Let us first understand the concept of helicopter money
- Helicopter money is the term used for a large sum of new money that is printed and distributed among the public, to stimulate the economy during a recession or when interest rates fall to zero.
- It is also referred to as a helicopter drop, in reference to a helicopter throwing money from the sky. Under such a policy, a central bank “directly increase the money supply and, via the government, distribute the new cash to the population with the aim of boosting demand and inflation.”
- The name “helicopter money was first introduced by Nobel winning economist Milton Friedman in 1969. Where in his famous paper “The Optimum Quantity of Money” where he included the following parable:
“Let us suppose now that one day a helicopter flies over this community and drops an additional $1,000 in bills from the sky, which is, of course, hastily collected by members of the community.
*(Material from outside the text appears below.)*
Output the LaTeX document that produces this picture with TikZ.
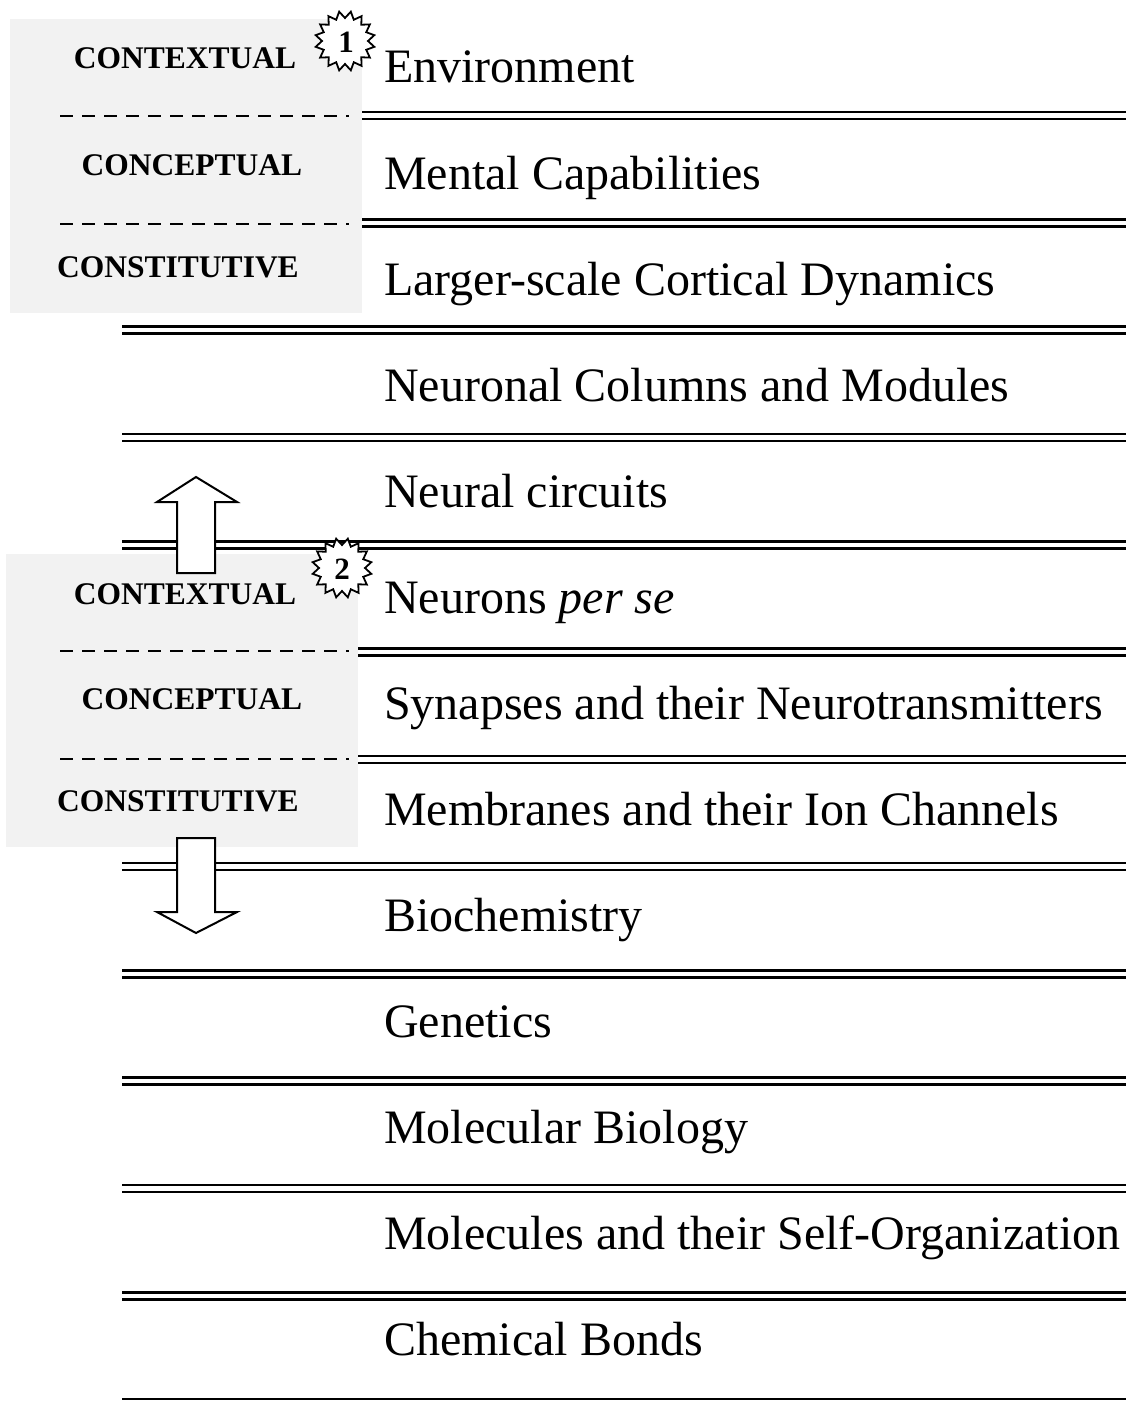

Let us suppose further that everyone is convinced that this is a unique event which will never be repeated”.
Is there any country which has implemented this helicopter money?
Yes recently Hong Kong has decided to give its permanent resident aged 18 and above to give US $ 1,200 to ease the burden on individuals and companies.
Also japan has also in past had applied this concepts to overcome recession.
Pros of helicopter money
- Helicopter money does not rely on increased borrowing to fuel economy which means that it doesn’t create more debts and interest rate can remains unchanged.
- Generally helicopter money boosts spending and economic growth more effectively because it increases aggregate demand i.e demands for goods & services immediately.
- While the government drops money that comes from debts might not boost the consumer spending due to debt needing to be repaid, if it often thought that money finance will stimulate the economy.
Cons of helicopter money
- One of the main risks associated with helicopter money is that it could lead to a significant devaluation of the currency on the foreign exchange market. As more money is printed and supply increases, the value of the domestic currency could significantly decrease. It could also discourage speculators from buying the currency as it is less likely to perform well.
- A country’s central bank sets its interest rates to reach economic growth targets. However, a helicopter drop means that a central bank cannot use interest rates to recover any costs, because the money is not linked to a borrowed asset (loan). Instead, the money is given directly to the public. This may lead to over-inflation and cause damage to the central bank’s financials.
Conclusion: Every coin has two sides. Similarly helicopter money also has two parts and it has benefits in short run however may deflate the value of money in long run due to which most of the government around the world only want it to be used in worst case scenario.